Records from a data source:
◆ ◆ ◆ ◆ ◆

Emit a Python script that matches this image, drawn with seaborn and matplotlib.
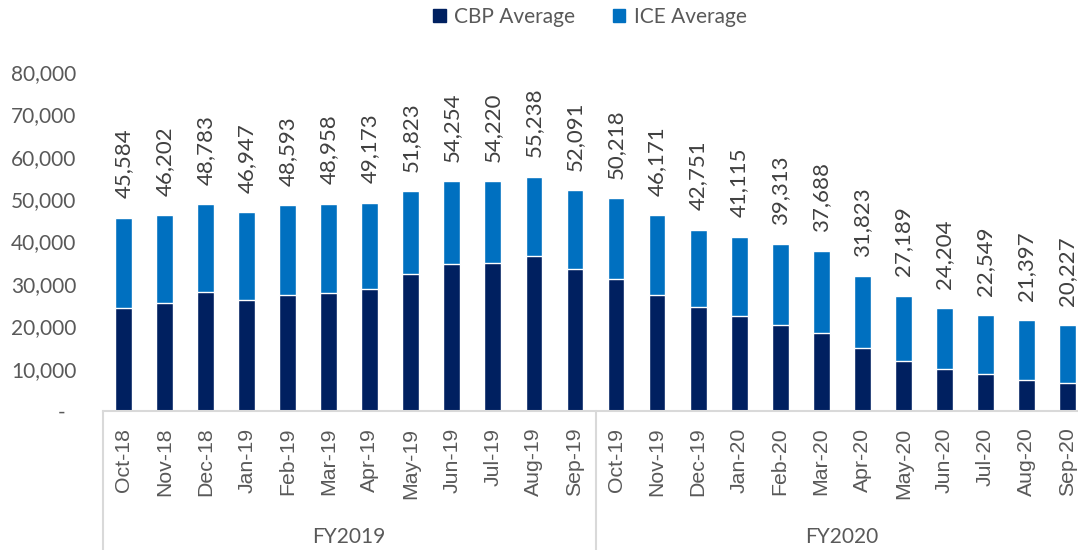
import numpy as np
import pandas as pd
import matplotlib
matplotlib.use("Agg")
import matplotlib.pyplot as plt
import matplotlib.transforms as mtransforms
from matplotlib.patches import Patch
import seaborn as sns

# Monthly average detention population, FY2019-FY2020
months = ['Oct-18', 'Nov-18', 'Dec-18', 'Jan-19', 'Feb-19', 'Mar-19', 'Apr-19', 'May-19',
          'Jun-19', 'Jul-19', 'Aug-19', 'Sep-19', 'Oct-19', 'Nov-19', 'Dec-19', 'Jan-20',
          'Feb-20', 'Mar-20', 'Apr-20', 'May-20', 'Jun-20', 'Jul-20', 'Aug-20', 'Sep-20']
fiscal_years = ['FY2019', 'FY2020']
total = [45584, 46202, 48783, 46947, 48593, 48958, 49173, 51823, 54254, 54220, 55238, 52091,
         50218, 46171, 42751, 41115, 39313, 37688, 31823, 27189, 24204, 22549, 21397, 20227]
# CBP part (estimates), ICE is the rest
cbp = [24200, 25400, 28100, 26300, 27400, 27800, 28700, 32300, 34600, 34900, 36500, 33500,
       31100, 27400, 24600, 22400, 20300, 18500, 14800, 11800, 10000, 8800, 7300, 6700]

df = pd.DataFrame({'month': months, 'total': total, 'cbp': cbp})
df['ice'] = df['total'] - df['cbp']

CBP_COLOR = '#002060'
ICE_COLOR = '#0070C0'
TEXT_GRAY = '#595959'
LINE_GRAY = '#D9D9D9'

sns.set_style('white')
plt.rcParams['font.family'] = ['Lato', 'DejaVu Sans']

fig = plt.figure(figsize=(10.78, 5.5), dpi=100)
ax = fig.add_axes([103 / 1078, 139 / 550, 985 / 1078, 339 / 550])

# stacked bars: full total in ICE colour, CBP drawn over the bottom part
sns.barplot(data=df, x='month', y='total', color=ICE_COLOR, saturation=1,
            width=0.41, errorbar=None, ax=ax)
sns.barplot(data=df, x='month', y='cbp', color=CBP_COLOR, saturation=1,
            width=0.41, errorbar=None, ax=ax)

ax.set_xlim(-0.5, len(months) - 0.5)
ax.set_ylim(0, 80000)
yt = np.arange(0, 80001, 10000)
ax.set_yticks(yt)
ax.set_yticklabels(['-  '] + [f'{v:,}' for v in yt[1:]], fontsize=15, color=TEXT_GRAY)
ax.tick_params(axis='y', length=0, pad=19)
ax.tick_params(axis='x', length=0, pad=12)
for lab in ax.get_xticklabels():
    lab.set_rotation(90)
    lab.set_fontfamily('Liberation Sans')
    lab.set_fontsize(15.3)
    lab.set_color(TEXT_GRAY)
    lab.set_va('top')
ax.set_xlabel('')
ax.set_ylabel('')

for s in ['top', 'right', 'left']:
    ax.spines[s].set_visible(False)
ax.spines['bottom'].set_color(LINE_GRAY)
ax.spines['bottom'].set_linewidth(1.5)

# total labels above bars
for i, v in enumerate(df['total']):
    ax.annotate(f'{v:,}', xy=(i, v), xytext=(0, 14), textcoords='offset points',
                rotation=90, ha='center', va='bottom', fontsize=16, color='#404040')

# fiscal year grouping below the month labels
trans = mtransforms.blended_transform_factory(ax.transData, ax.transAxes)
for xpos in [-0.5, 11.5, 23.5]:
    ax.plot([xpos, xpos], [0, -0.45], transform=trans, color=LINE_GRAY,
            lw=1.5, clip_on=False)
for k, fy in enumerate(fiscal_years):
    ax.text(k * 12 + 5.5, -0.372, fy, transform=trans, ha='center', va='center',
            fontsize=15, color=TEXT_GRAY)

handles = [Patch(color=CBP_COLOR, label='CBP Average'),
           Patch(color=ICE_COLOR, label='ICE Average')]
fig.legend(handles=handles, loc='center', bbox_to_anchor=(590 / 1078, 1 - 17 / 550),
           ncol=2, frameon=False, fontsize=15, handlelength=0.6, handleheight=0.6,
           handletextpad=0.4, columnspacing=1.8, labelcolor=TEXT_GRAY)

fig.savefig('out.png', dpi=100)
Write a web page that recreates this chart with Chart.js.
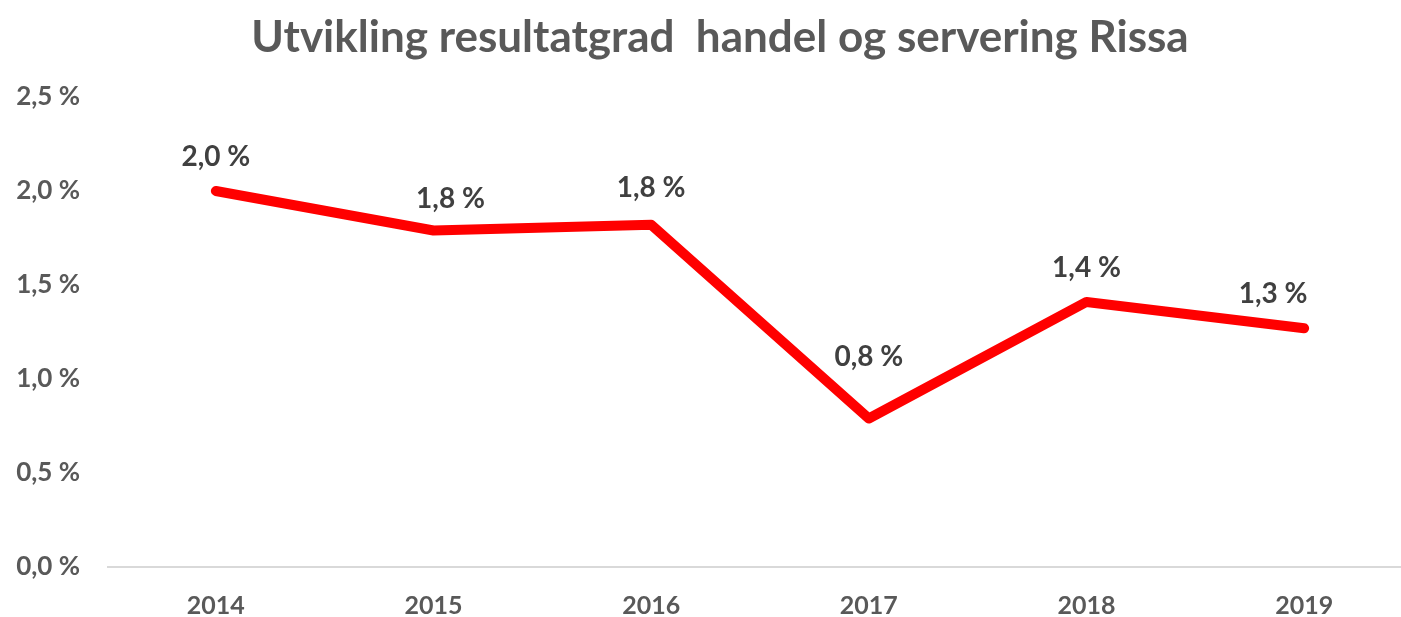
<!DOCTYPE html>
<html>
<head>
<meta charset="utf-8">
<script src="https://cdn.jsdelivr.net/npm/chart.js@4"></script>
<style>
  html, body { margin: 0; padding: 0; background: #fff; overflow: hidden; width: 1401px; height: 617px; }
  #wrap { position: absolute; left: 0; top: 0; width: 1414px; height: 617px; }
  #title { position: absolute; left: 0; top: 9px; width: 1440px; text-align: center;
           font-family: Lato, "Open Sans", sans-serif; font-weight: bold; font-size: 44px;
           color: #595959; white-space: pre; line-height: 1.2; }
</style>
</head>
<body>
<div id="wrap"><canvas id="c" width="1414" height="617"></canvas></div>
<div id="title">Utvikling resultatgrad  handel og servering Rissa</div>
<script>
const categories = ["2014", "2015", "2016", "2017", "2018", "2019"];
const resultatgrad = [2.0, 1.79, 1.82, 0.79, 1.41, 1.27];
const yTickValues = [0, 0.5, 1.0, 1.5, 2.0, 2.5];
const labelOffsets = [[0, -34], [17, -32], [0, -37], [0, -62], [0, -34], [-31, -34]];

const fmt = v => v.toFixed(1).replace('.', ',') + ' %';

const labelPlugin = {
  id: 'pointLabels',
  afterDatasetsDraw(chart) {
    const ctx = chart.ctx;
    const meta = chart.getDatasetMeta(0);
    ctx.save();
    ctx.font = 'bold 28px Lato, "Open Sans", sans-serif';
    ctx.fillStyle = '#404040';
    ctx.textAlign = 'center';
    ctx.textBaseline = 'middle';
    meta.data.forEach((pt, i) => {
      const off = labelOffsets[i];
      ctx.fillText(fmt(resultatgrad[i]), pt.x + off[0], pt.y + off[1]);
    });
    ctx.restore();
  }
};

new Chart(document.getElementById('c'), {
  type: 'line',
  data: {
    labels: categories,
    datasets: [{
      data: resultatgrad,
      borderColor: '#ff0000',
      borderWidth: 10,
      borderCapStyle: 'round',
      borderJoinStyle: 'round',
      pointRadius: 0,
      tension: 0,
      fill: false
    }]
  },
  options: {
    responsive: false,
    animation: false,
    layout: { padding: { top: 97, right: 1, bottom: 0, left: 0 } },
    plugins: { legend: { display: false }, title: { display: false }, tooltip: { enabled: false } },
    scales: {
      x: {
        offset: true,
        afterFit(scale) { scale.height = 50; },
        grid: { display: false, drawTicks: false },
        border: { display: false },
        ticks: { color: '#595959', padding: 24, font: { family: 'Lato, "Open Sans", sans-serif', weight: 'bold', size: 25 } }
      },
      y: {
        min: 0, max: 2.5,
        afterBuildTicks(scale) { scale.ticks = yTickValues.map(v => ({ value: v })); },
        afterFit(scale) { scale.width = 107; },
        grid: {
          drawTicks: false,
          color: ctx => (ctx.tick && ctx.tick.value === 0) ? '#d9d9d9' : 'rgba(0,0,0,0)',
          lineWidth: 2
        },
        border: { display: false },
        ticks: {
          color: '#595959', padding: 27,
          font: { family: 'Lato, "Open Sans", sans-serif', weight: 'bold', size: 26 },
          callback: v => fmt(v)
        }
      }
    }
  },
  plugins: [labelPlugin]
});
</script>
</body>
</html>
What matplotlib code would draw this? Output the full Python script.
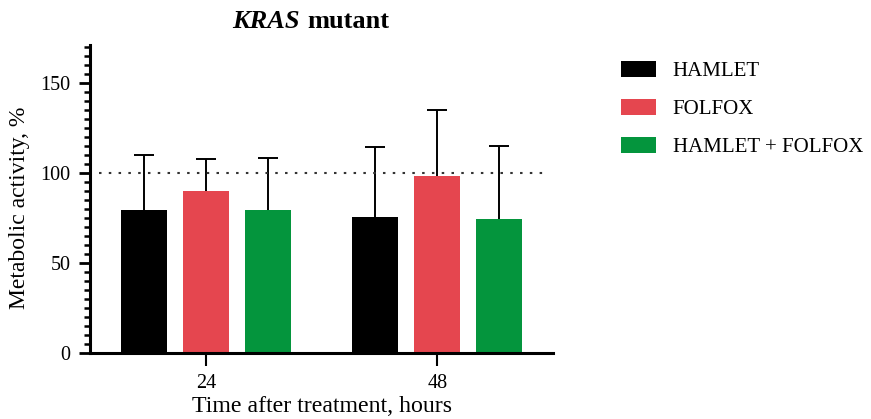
import matplotlib.pyplot as plt
import numpy as np

plt.rcParams['font.family'] = ['Liberation Serif', 'DejaVu Serif']

timepoints = ['24', '48']
groups = ['HAMLET', 'FOLFOX', 'HAMLET + FOLFOX']
colors = ['#000000', '#E5464F', '#04953D']
means = [[79.5, 75.5],
         [90, 98],
         [79.5, 74.5]]
upper_err = [[30.5, 39],
             [17.5, 37],
             [28.5, 40.5]]

fig = plt.figure(figsize=(8.71, 4.19), dpi=100)
ax = fig.add_axes([90/871, 66/419, 463/871, 308/419])

x = np.arange(len(timepoints))
step = 0.268
width = 0.197
handles = []
for i, g in enumerate(groups):
    pos = x + (i - 1) * step
    eb = ax.errorbar(pos, means[i], yerr=[np.zeros(2), upper_err[i]], fmt='none',
                     ecolor='black', elinewidth=1.4, capsize=7.5, capthick=1.4, zorder=1)
    # only the upper cap is shown
    eb[1][0].set_visible(False)
    b = ax.bar(pos, means[i], width, color=colors[i], label=g, zorder=2)
    handles.append(b)

ax.axhline(100, xmin=0.02, xmax=0.98, color='#333333', linestyle=(0, (1.2, 3.5)),
           linewidth=1.5, zorder=3)

ax.set_xlim(-0.5, 1.5)
ax.set_ylim(0, 171)
ax.set_yticks([0, 50, 100, 150])
ax.set_yticks(np.arange(0, 171, 5), minor=True)
ax.set_xticks(x)
ax.set_xticklabels(timepoints)

for s in ['top', 'right']:
    ax.spines[s].set_visible(False)
for s in ['left', 'bottom']:
    ax.spines[s].set_linewidth(2.2)

ax.tick_params(axis='y', which='major', length=8, width=2, labelsize=14.5, pad=6)
ax.tick_params(axis='y', which='minor', length=4, width=1.8)
ax.tick_params(axis='x', which='major', length=9, width=1.5, labelsize=14.5, pad=6)
ax.tick_params(axis='x', which='minor', length=0)

ax.set_xlabel('Time after treatment, hours', fontsize=17.2, labelpad=2)
fig.text(20/871, 1 - 208/419, 'Metabolic activity, %', fontsize=17,
         rotation=90, ha='center', va='center')

fig.text(300/871, 1 - 21/419, 'KRAS', fontsize=19, fontweight='bold', style='italic',
         ha='right', va='center')
fig.text(307/871, 1 - 21/419, 'mutant', fontsize=19, fontweight='bold',
         ha='left', va='center')

fig.legend(handles=handles, labels=groups, loc='upper left',
           bbox_to_anchor=(602/871, 1 - 42/419), frameon=False, fontsize=15,
           handlelength=1.7, handleheight=0.8, labelspacing=0.85, handletextpad=0.8)

fig.savefig('out.png', dpi=100)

◆ ◆ ◆ ◆ ◆

Among the entries above, identify all lines with "Python" and copy them.

## Answer to the task
Emit a Python script that matches this image, drawn with seaborn and matplotlib.
What matplotlib code would draw this? Output the full Python script.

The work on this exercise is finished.